Business Administration'02

Tongtong Tina Zhao, an AUCA graduate from China, BA, Cum Laude, Business Administration 2002, is also the coordinator of the AUCA Beijing Chapter. Tina kindly agreed to give an interview to AUCA magazine.


As an AUCA graduate, please share how you discovered AUCA and your reasons for choosing it?

I was attending the preparatory course at Bishkek Humanitarian University, and Vladimir Liu, the AUK Chinese teacher and Professor at the Humanitarian University, recommended this bi-lingual university to me. After a conversation with AUK’s President John Clark, I decided to choose AUCA as my undergraduate university, which proved to be a very good decision.


As an international student, what did you find most unusual? Were there any cultural shocks?

Kyrgyzstan is a religious country. I tried to learn more about Islam and Christianity during my first few years, but after a couple years it just became normal. AUCA is a diverse university. I studied Japanese as a second language with a Japanese professor, Fukuchi Yoichiro, took a legal training course with an Australian  lecturer, Daniel O’Connell, visited the Israeli and Dutch embassies in Almaty with an

American professor, and had Korean, Chinese, and African-American classmates. I have fond memories of Kyrgyzstan. Since my graduation I have visited Kyrgyzstan several times and will do so again in the future.


What is your professional experience?

I joined Davis Polk & Wardwell LLP’s Beijing office in 2008, and before that I worked for O'Melveny &Myers LLP. I also earned a Juris Master’s degree from the University of International Business and Economics (UIBE). I like logical thinking, and the business professional life suits me.

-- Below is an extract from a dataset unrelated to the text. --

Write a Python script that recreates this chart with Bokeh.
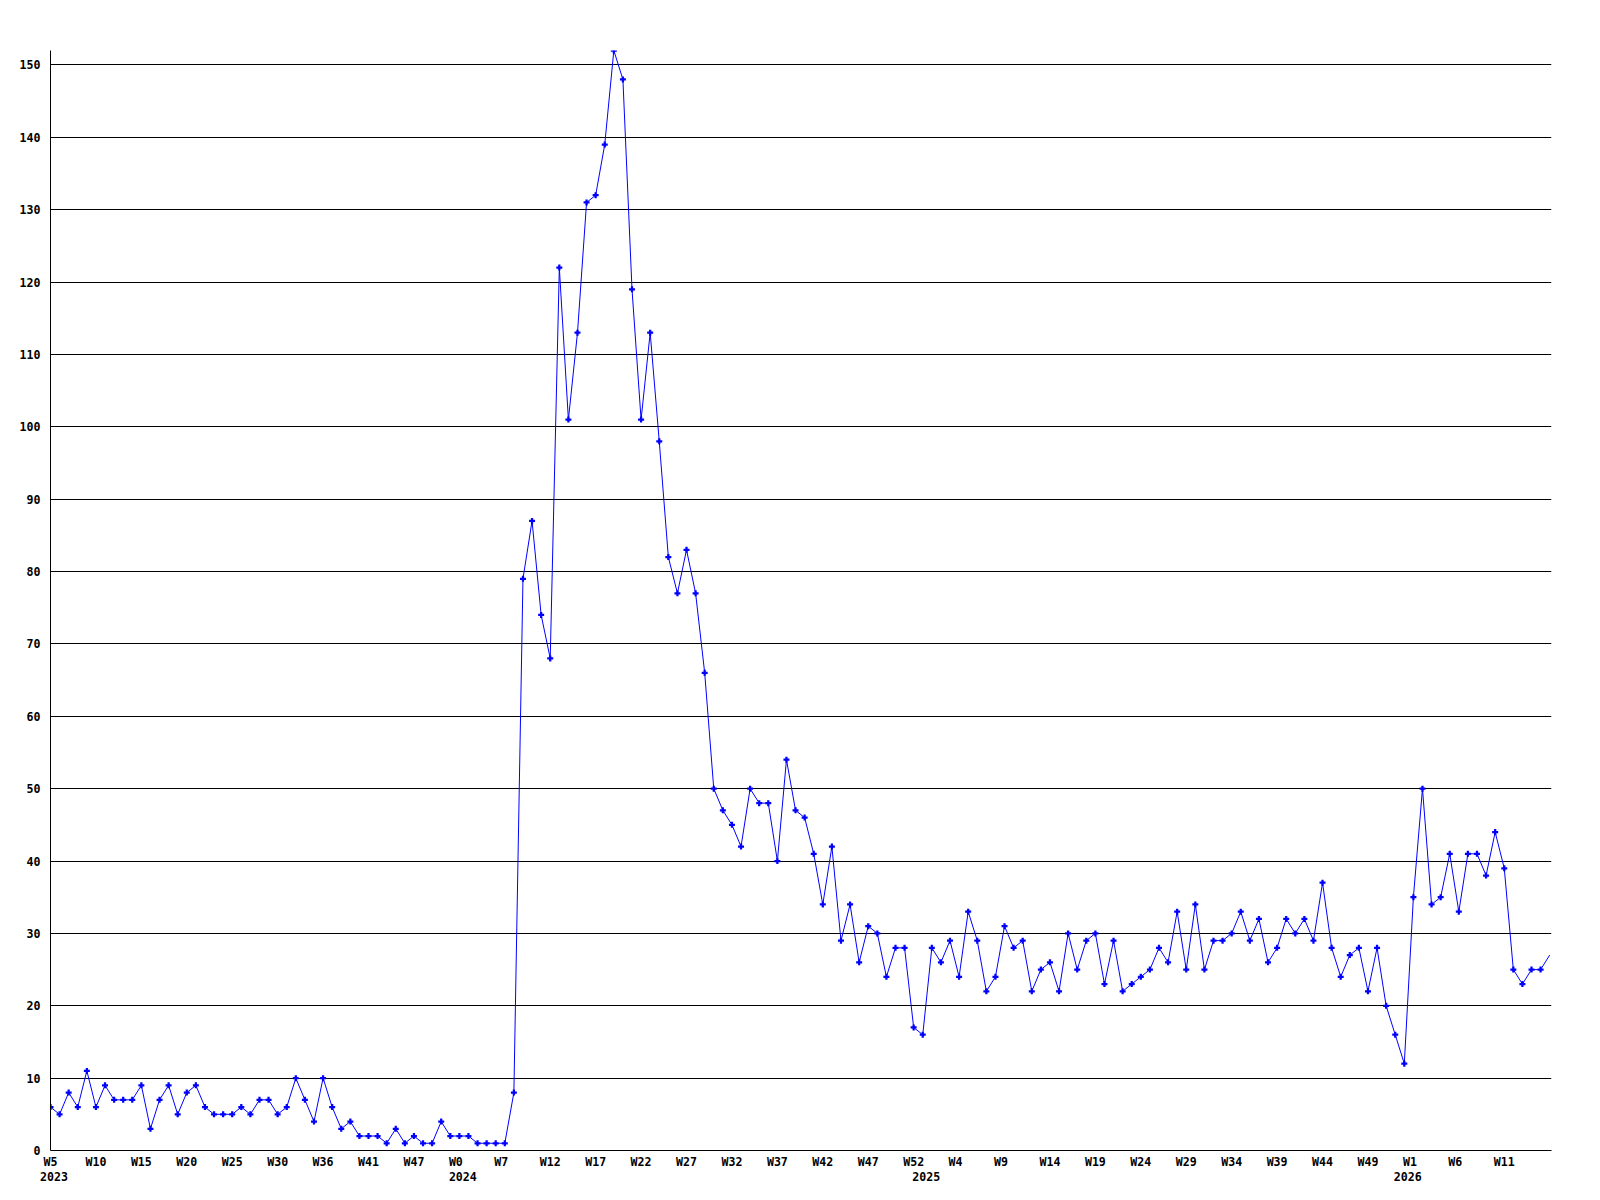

What was most difficult for you in academic life?

The language barrier was the most difficult part for me, especially during my freshman year when I had difficulties with courses taught in Russian, such as Kyrgyz history. I bought a tape recorder in “ZUM”, and used it to record the lectures, which I would then go over after class. However, I am very thankful for the excellent presentation skills and the solid English and Russian language skills I gained during my study at AUCA.


What makes AUCA a special place?

AUCA is the keeper of my fondest memories and very special moments. Thank you to all those people who helped make my 5 years of living in Kyrgyzstan some of the most wonderful years of my life. I enjoyed my student life at AUCA, it was unique. I remember the Initiation party, the Halloween room we planned, Thanksgiving dinners, “angels” on Valentine’s Day, our visits to orphan homes… it’s impossible to list everything.


How do you see the role of alumni in supporting and promoting AUCA?

There are many outstanding  AUCA alumni dispersed throughout the world every year. They make this magic place well-known, and I believe some of our alumni will lead Kyrgyzstan to success in the near future.